Desde otra perspectiva, Ives Congar, en su obra Verdadera y falsa reforma de la Iglesia (cfr. 2014) nos ofrece cuatro criterios para la realización de una reforma sin cisma: 1) La primacía de la caridad y del sentido pastoral; 2) permanecer en la comunión con el todo; 3) la paciencia, el respeto a las dilaciones; 4) renovar mediante el retorno al principio de la tradición.
Ratzinger (2005, p. 123) ofrece sus reflexiones sobre la reforma, frente al descontento generalizado en la sociedad actual respecto de la Iglesia: “La ira contra la Iglesia o la desilusión respecto a ella revisten un carácter particular, ya que silenciosamente se espera de ella más que otras instituciones mundanas.
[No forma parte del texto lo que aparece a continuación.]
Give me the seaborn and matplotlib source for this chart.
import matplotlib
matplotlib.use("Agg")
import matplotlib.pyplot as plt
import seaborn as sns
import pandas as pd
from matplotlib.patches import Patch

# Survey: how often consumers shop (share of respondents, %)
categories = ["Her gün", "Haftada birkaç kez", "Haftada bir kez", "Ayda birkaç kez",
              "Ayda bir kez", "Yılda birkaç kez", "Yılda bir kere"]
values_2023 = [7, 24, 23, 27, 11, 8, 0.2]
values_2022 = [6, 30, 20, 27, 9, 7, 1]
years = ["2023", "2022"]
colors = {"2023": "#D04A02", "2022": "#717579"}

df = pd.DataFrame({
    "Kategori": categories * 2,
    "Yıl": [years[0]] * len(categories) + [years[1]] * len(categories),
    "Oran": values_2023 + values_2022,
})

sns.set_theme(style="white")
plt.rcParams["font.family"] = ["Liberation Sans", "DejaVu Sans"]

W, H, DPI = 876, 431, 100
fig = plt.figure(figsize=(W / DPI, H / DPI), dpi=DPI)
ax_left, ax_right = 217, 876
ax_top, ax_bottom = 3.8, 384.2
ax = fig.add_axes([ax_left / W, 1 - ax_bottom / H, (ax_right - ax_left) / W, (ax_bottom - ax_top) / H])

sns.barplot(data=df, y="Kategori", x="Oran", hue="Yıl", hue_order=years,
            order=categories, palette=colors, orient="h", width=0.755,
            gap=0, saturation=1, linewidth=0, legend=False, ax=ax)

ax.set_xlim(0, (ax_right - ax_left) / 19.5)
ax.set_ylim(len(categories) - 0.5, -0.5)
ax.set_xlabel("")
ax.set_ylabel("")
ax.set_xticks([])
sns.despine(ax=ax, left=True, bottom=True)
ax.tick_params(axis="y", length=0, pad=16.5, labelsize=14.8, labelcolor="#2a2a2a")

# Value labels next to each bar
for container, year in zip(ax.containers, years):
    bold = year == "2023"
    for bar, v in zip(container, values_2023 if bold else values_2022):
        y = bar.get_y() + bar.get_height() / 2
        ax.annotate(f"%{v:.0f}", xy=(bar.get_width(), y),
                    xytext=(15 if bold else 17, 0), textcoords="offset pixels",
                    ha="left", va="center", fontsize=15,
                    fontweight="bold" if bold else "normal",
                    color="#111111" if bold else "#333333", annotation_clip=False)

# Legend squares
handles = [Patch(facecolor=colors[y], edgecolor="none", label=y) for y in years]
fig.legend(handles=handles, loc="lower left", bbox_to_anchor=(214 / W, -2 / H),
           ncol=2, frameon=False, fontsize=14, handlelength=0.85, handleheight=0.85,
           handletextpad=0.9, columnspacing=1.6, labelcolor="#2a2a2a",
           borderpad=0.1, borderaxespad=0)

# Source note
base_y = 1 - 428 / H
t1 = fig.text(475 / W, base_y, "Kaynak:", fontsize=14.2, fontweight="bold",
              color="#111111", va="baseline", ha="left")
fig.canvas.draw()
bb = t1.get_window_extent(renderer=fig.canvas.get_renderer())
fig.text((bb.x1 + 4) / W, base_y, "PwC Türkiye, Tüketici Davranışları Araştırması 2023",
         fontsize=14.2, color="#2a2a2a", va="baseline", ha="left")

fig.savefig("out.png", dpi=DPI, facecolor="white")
En ella se debería realizar el sueño de un mundo mejor.” Para el Papa Benedicto XVI la respuesta que busca calmar este descontento partiendo de una “democratización” de la Iglesia es una reforma inútil. Pues la democracia no incluye a la minoría, tampoco garantiza una representación efectiva de la mayoría y lo que es peor aún siempre genera oposición: “Todo lo que proviene de un gesto humano puede ser anulado por otro […] Una Iglesia que descanse en las decisiones de una mayoría se convierte en una Iglesia puramente humana […] la opinión sustituye la fe”. (Ibíd, p. 127)
En este sentido, Ratzinger (Ibíd, 128) nos muestra el rostro de la verdadera reforma:
La reformatio no consiste en que podamos remodelar siempre de nuevo “nuestra” Iglesia como nos plazca, en que podamos inventarla, sino en que prescindamos continuamente de nuestras propias construcciones de apoyo, en favor de la luz purísima que viene de lo alto y que es al mismo tiempo la irrupción pura de la libertad.
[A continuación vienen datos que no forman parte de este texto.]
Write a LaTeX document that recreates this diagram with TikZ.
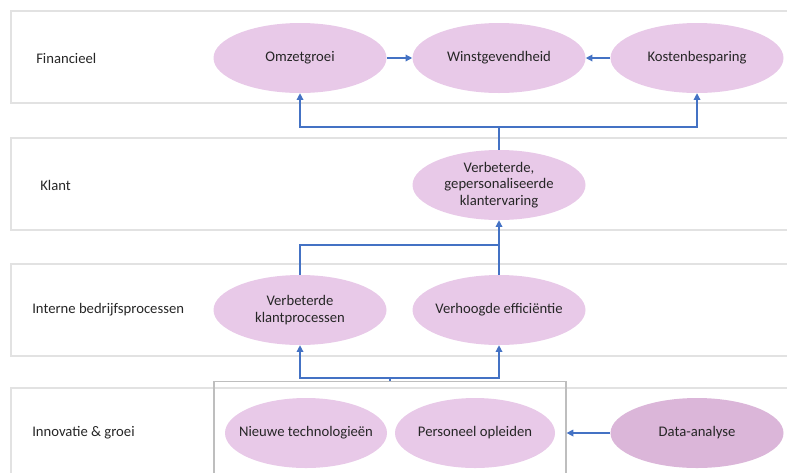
\documentclass[tikz,border=0pt]{standalone}
\usepackage{fontspec}
\setmainfont{Carlito}
\usepackage{xcolor}
\usetikzlibrary{shapes.geometric,arrows.meta,positioning,calc}

\definecolor{doelpaars}{HTML}{E8C9E8}
\definecolor{datapaars}{HTML}{DBB6D9}
\definecolor{pijlblauw}{HTML}{4472C4}
\definecolor{bandgrijs}{HTML}{E2E2E2}
\definecolor{kadergrijs}{HTML}{BEBEBE}
\definecolor{tekst}{HTML}{262626}

\begin{document}
\begin{tikzpicture}[x=0.75pt, y=-0.75pt,
  font=\fontsize{11}{12.5}\selectfont, text=tekst,
  band/.style={rectangle, draw=bandgrijs, line width=0.8pt, minimum width=588pt,
    minimum height=69pt, inner sep=0pt},
  bandlabel/.style={anchor=west, inner sep=0pt},
  doel/.style={ellipse, fill=doelpaars, minimum width=129.75pt,
    minimum height=52.5pt, inner ysep=0pt, inner xsep=-5pt, align=center},
  arrow/.style={-{Triangle[length=5pt, width=5pt]}, draw=pijlblauw, line width=0.9pt},
  line/.style={draw=pijlblauw, line width=0.9pt},
  kader/.style={rectangle, draw=kadergrijs, line width=0.9pt, minimum width=264pt,
    minimum height=70pt, inner sep=0pt},
]
\useasboundingbox (0,0) rectangle (787,472);

% Bands
\node[band] (bfin) at (403,57) {};
\node[band] (bkla) at (403,184) {};
\node[band] (bint) at (403,310) {};
\node[band] (binn) at (403,434) {};
\node[bandlabel] (lfin) at (36,58) {Financieel};
\node[bandlabel] (lkla) at (40,185) {Klant};
\node[bandlabel] (lint) at (32,310) {Interne bedrijfsprocessen};
\node[bandlabel] (linn) at (32,433) {Innovatie \& groei};

% Financieel
\node[doel] (omzet) at (300,58) {Omzetgroei};
\node[doel] (winst) at (499,58) {Winstgevendheid};
\node[doel] (kosten) at (697,58) {Kostenbesparing};

% Klant
\node[doel] (ervaring) at (499,185) {Verbeterde,\\gepersonaliseerde\\klantervaring};

% Interne bedrijfsprocessen
\node[doel] (proces) at (300,310) {Verbeterde\\klantprocessen};
\node[doel] (effic) at (499,310) {Verhoogde efficiëntie};

% Innovatie & groei
\node[kader] (groep) at (390,428) {};
\node[doel, minimum width=121.5pt, inner xsep=-12pt] (techn) at (306,433) {Nieuwe technologieën};
\node[doel, minimum width=120pt, inner xsep=-6pt] (opleid) at (475,433) {Personeel opleiden};
\node[doel, fill=datapaars] (data) at (697,433) {Data-analyse};

% Split points
\coordinate (s1) at (499,127);
\coordinate (s2) at (499,245);
\coordinate (s3) at (390,378);

% Arrows
\draw[arrow] (omzet) -- (winst);
\draw[arrow] (kosten) -- (winst);
\draw[line] (ervaring.north) -- (s1);
\draw[arrow] (s1) -| (omzet.south);
\draw[arrow] (s1) -| (kosten.south);
\draw[arrow] (effic.north) -- (ervaring.south);
\draw[line] (proces.north) |- (s2);
\draw[line] (groep.north) -- (s3);
\draw[arrow] (s3) -| (proces.south);
\draw[arrow] (s3) -| (effic.south);
\draw[arrow] (data) -- (data -| groep.east);
\end{tikzpicture}
\end{document}
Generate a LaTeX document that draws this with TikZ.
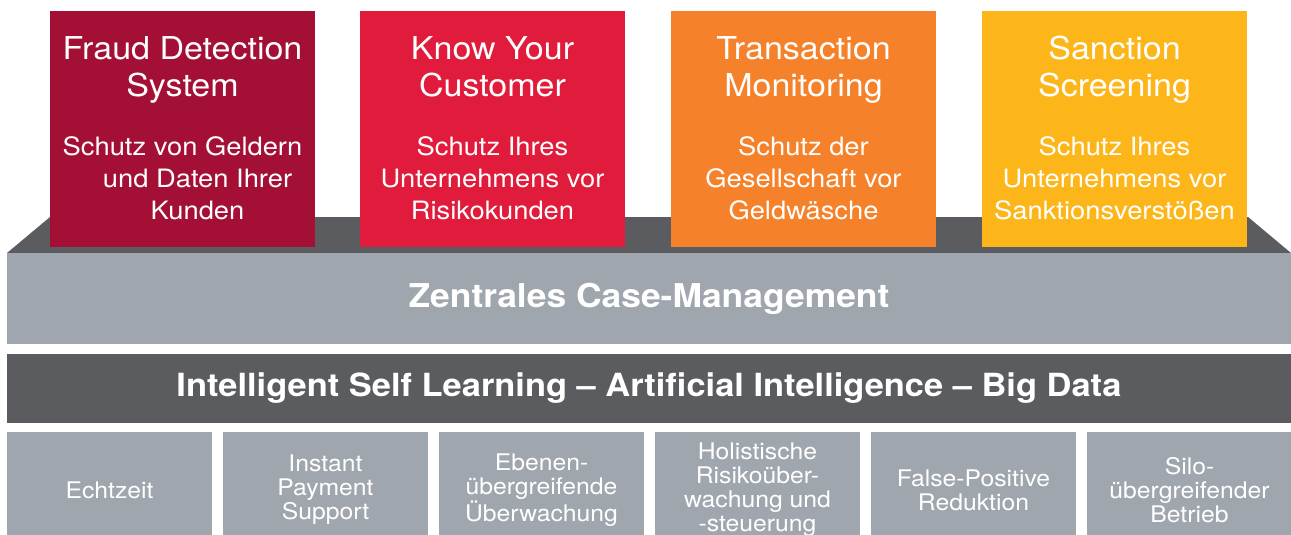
\documentclass[tikz,border=0pt]{standalone}
\usepackage{fontspec}
\setmainfont{TeX Gyre Heros}[FakeStretch=1.08]
\usetikzlibrary{positioning}

\definecolor{fraudred}{HTML}{A30F35}
\definecolor{kycred}{HTML}{E11B3B}
\definecolor{tmorange}{HTML}{F5822A}
\definecolor{ssyellow}{HTML}{FDB619}
\definecolor{darkgrey}{HTML}{5B5C5F}
\definecolor{lightgrey}{HTML}{A0A6AE}

\begin{document}
\begin{tikzpicture}[x=1pt,y=-1pt]
		\tikzset{pillar/.style = {shape=rectangle,inner sep=0pt,minimum width=265pt,minimum height=236pt}}
		\tikzset{ptitle/.style = {anchor=north,align=center,text=white,inner sep=0pt,font=\fontsize{31.5}{37}\selectfont}}
		\tikzset{ptext/.style = {anchor=north,align=center,text=white,inner sep=0pt,font=\fontsize{25.3}{32}\selectfont}}
		\tikzset{band/.style = {shape=rectangle,inner sep=0pt,minimum width=1284pt,text=white}}
		\tikzset{tile/.style = {shape=rectangle,fill=lightgrey,inner sep=0pt,minimum width=205pt,minimum height=116pt,align=center,text=white,font=\fontsize{22.9}{24}\selectfont}}

		\useasboundingbox (0, 0) rectangle (1291, 535);
		\clip (0, 0) rectangle (1291, 535);

		% platform
		\fill[darkgrey] (50, 217) -- (1248, 217) -- (1291, 253) -- (7, 253) -- cycle;
		\node[band, fill=lightgrey, minimum height=91pt, font=\bfseries\fontsize{32.8}{38}\selectfont] (cm) at (649, 298.5){Zentrales Case-Management};

		% pillars
		\node[pillar, fill=fraudred] (fds) at (182.5, 129){};
		\node[ptitle] at (182.5, 33.5){\strut Fraud Detection\\System};
		\node[ptext] at (182.5, 132.6){\strut Schutz von Geldern\\\hspace*{30pt}und Daten Ihrer\\\hspace*{30pt}Kunden};

		\node[pillar, fill=kycred] (kyc) at (492.5, 129){};
		\node[ptitle] at (492.5, 33.5){\strut Know Your\\Customer};
		\node[ptext] at (492.5, 132.6){\strut Schutz Ihres\\Unternehmens vor\\Risikokunden};

		\node[pillar, fill=tmorange] (tm) at (803.5, 129){};
		\node[ptitle] at (803.5, 33.5){\strut Transaction\\Monitoring};
		\node[ptext] at (803.5, 132.6){\strut Schutz der\\Gesellschaft vor\\Geldwäsche};

		\node[pillar, fill=ssyellow] (ss) at (1114.5, 129){};
		\node[ptitle] at (1114.5, 33.5){\strut Sanction\\Screening};
		\node[ptext] at (1114.5, 132.6){\strut Schutz Ihres\\Unternehmens vor\\Sanktionsverstößen};

		% ai band
		\node[band, fill=darkgrey, minimum height=69pt, font=\bfseries\fontsize{31.9}{36}\selectfont] (ai) at (649, 388.5){Intelligent Self Learning – Artificial Intelligence – Big Data};

		% tiles
		\node[tile] (t1) at (109.5, 490){Echtzeit};
		\node[tile] (t2) at (325.5, 490){Instant\\Payment\\Support};
		\node[tile] (t3) at (541.5, 490){Ebenen-\\übergreifende\\Überwachung};
		\node[tile] (t4) at (757.5, 490){Holistische\\Risikoüber-\\wachung und\\-steuerung};
		\node[tile] (t5) at (973.5, 490){False-Positive\\Reduktion};
		\node[tile] (t6) at (1189.5, 490){Silo-\\übergreifender\\Betrieb};
	\end{tikzpicture}
\end{document}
La verdadera reforma no es un reparto de poderes, o un buscar acuerdos comunes, es una expropiación de sí. De esta manera la Iglesia comprenderá que no deberá ser más “humana” sino más divina, pues sólo entonces será también verdaderamente humana.
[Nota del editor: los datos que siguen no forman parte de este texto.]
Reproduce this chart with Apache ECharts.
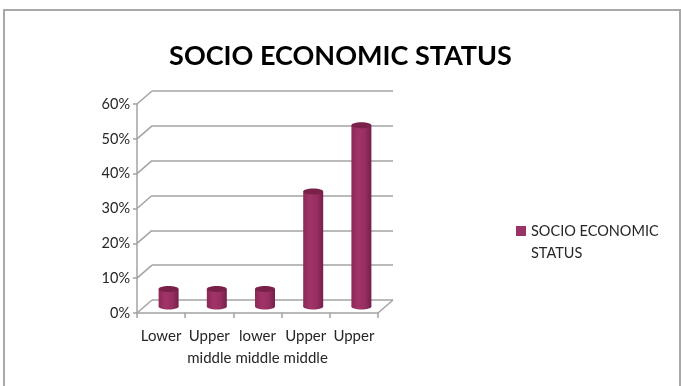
<!DOCTYPE html>
<html>
<head>
<meta charset="utf-8">
<script src="https://cdn.jsdelivr.net/npm/echarts@6/dist/echarts.min.js"></script>
<style>
  html, body { margin: 0; padding: 0; background: #fff; }
  #chart { width: 681px; height: 386px; }
</style>
</head>
<body>
<div id="chart"></div>
<script>
// Socio economic status distribution (share of respondents)
const categories = ['Lower', 'Upper\nmiddle', 'lower\nmiddle', 'Upper\nmiddle', 'Upper'];
const shares = [0.05, 0.05, 0.05, 0.33, 0.52];
const yTicks = [0, 0.1, 0.2, 0.3, 0.4, 0.5, 0.6];
const seriesName = 'SOCIO ECONOMIC STATUS';
const titleText = 'SOCIO ECONOMIC STATUS';

// depth of the pseudo-3D box (back wall is shifted right and up)
const DX = 15, DY = -13;
const FONT = 'Lato';
const GRID_GREY = '#a3a3a3';
const TEXT = '#262626';

const chart = echarts.init(document.getElementById('chart'), null, { renderer: 'canvas' });

const cylinderFill = {
  type: 'linear', x: 0, y: 0, x2: 1, y2: 0,
  colorStops: [
    { offset: 0, color: '#8c2856' },
    { offset: 0.35, color: '#a0346a' },
    { offset: 0.7, color: '#962e60' },
    { offset: 1, color: '#74204a' }
  ]
};

const option = {
  animation: false,
  backgroundColor: '#fff',
  title: {
    text: titleText,
    left: 'center',
    top: 38,
    textStyle: { fontFamily: FONT, fontWeight: 'bold', fontSize: 27, color: '#000' }
  },
  legend: {
    left: 511,
    top: 193,
    orient: 'vertical',
    itemWidth: 10,
    itemHeight: 10,
    data: [{ name: seriesName, icon: 'rect' }],
    // an empty leading line keeps the swatch level with the first text line
    formatter: () => '\nSOCIO ECONOMIC\nSTATUS',
    textStyle: { fontFamily: FONT, fontSize: 14.5, color: TEXT, lineHeight: 22 }
  },
  graphic: [{
    type: 'rect',
    shape: { x: 4, y: 10, width: 676, height: 400 },
    style: { fill: 'none', stroke: '#a8a8a8', lineWidth: 2 },
    silent: true
  }],
  grid: [
    // back wall
    { left: 152, top: 91, width: 241, height: 209 },
    // front plane
    { left: 137, top: 104, width: 241, height: 209 }
  ],
  xAxis: [
    { type: 'category', gridIndex: 0, data: categories, show: false },
    {
      type: 'category', gridIndex: 1, data: categories,
      axisLine: { lineStyle: { color: GRID_GREY, width: 1.5 } },
      axisTick: { show: true, length: 5, lineStyle: { color: GRID_GREY, width: 1.5 } },
      axisLabel: {
        interval: 0, margin: 12,
        fontFamily: FONT, fontSize: 15, color: TEXT, lineHeight: 22
      }
    }
  ],
  yAxis: [
    {
      type: 'value', gridIndex: 0, min: 0, max: 0.6, interval: 0.1,
      axisLine: { show: false }, axisTick: { show: false }, axisLabel: { show: false },
      splitLine: { lineStyle: { color: GRID_GREY, width: 1.5 } }
    },
    {
      type: 'value', gridIndex: 1, min: 0, max: 0.6, interval: 0.1,
      axisLine: { show: true, lineStyle: { color: GRID_GREY, width: 1.5 } },
      axisTick: { show: true, length: 4, lineStyle: { color: GRID_GREY, width: 1.5 } },
      splitLine: { show: false },
      axisLabel: {
        margin: 7, fontFamily: FONT, fontSize: 14.5, color: TEXT,
        formatter: v => Math.round(v * 100) + '%'
      }
    }
  ],
  series: [
    {
      // side wall and floor edges joining the front plane to the back wall
      type: 'custom',
      xAxisIndex: 1, yAxisIndex: 1,
      silent: true,
      legendHoverLink: false,
      data: yTicks.map(v => [0, v]),
      renderItem: (params, api) => {
        const cs = params.coordSys;
        const y = api.coord([0, api.value(1)])[1];
        const children = [{
          type: 'line',
          shape: { x1: cs.x, y1: y, x2: cs.x + DX, y2: y + DY },
          style: { stroke: GRID_GREY, lineWidth: 1.5 }
        }];
        if (api.value(1) === 0) {
          children.push({
            type: 'line',
            shape: { x1: cs.x + cs.width, y1: y, x2: cs.x + cs.width + DX, y2: y + DY },
            style: { stroke: GRID_GREY, lineWidth: 1.5 }
          });
        }
        return { type: 'group', children };
      }
    },
    {
      name: seriesName,
      type: 'custom',
      xAxisIndex: 1, yAxisIndex: 1,
      itemStyle: { color: '#993366' },
      data: shares.map((v, i) => [i, v]),
      renderItem: (params, api) => {
        const top = api.coord([api.value(0), api.value(1)]);
        const base = api.coord([api.value(0), 0]);
        const cx = top[0] + DX / 2;
        const yTop = top[1] + DY / 2;
        const yBase = base[1] + DY / 2;
        const w = 20, ry = 3;
        return {
          type: 'group',
          children: [
            {
              type: 'ellipse',
              shape: { cx: cx, cy: yBase, rx: w / 2, ry: ry },
              style: { fill: cylinderFill }
            },
            {
              type: 'rect',
              shape: { x: cx - w / 2, y: yTop, width: w, height: yBase - yTop },
              style: { fill: cylinderFill }
            },
            {
              type: 'ellipse',
              shape: { cx: cx, cy: yTop, rx: w / 2, ry: ry },
              style: { fill: '#7a2149' }
            }
          ]
        };
      }
    }
  ]
};

chart.setOption(option);
</script>
</body>
</html>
Walter Julián Santana Sanabria. Seminarista
Bibliografía
Comisión Luterano-Católico Romana sobre la Unidad (2013) Del Conflicto a la Comunión. Sal Terrae: España.
Comisión Luterano-Católico Romana sobre la Unidad (1983) Martín Lutero, testigo de Jesucristo. Universidad Pontificia de Salamanca
Concilio Vaticano II (1965) Ed. San Pablo: Bogotá.
Congar, I. (2014) Verdadera y falsa reforma de la Iglesia. Sígueme: Salamanca.
Küng, H. (1968) La Iglesia. Editorial Herder: Barcelona.
Ratzinger (2005) La Iglesia, una comunidad siempre en camino. San Pablo: Madrid.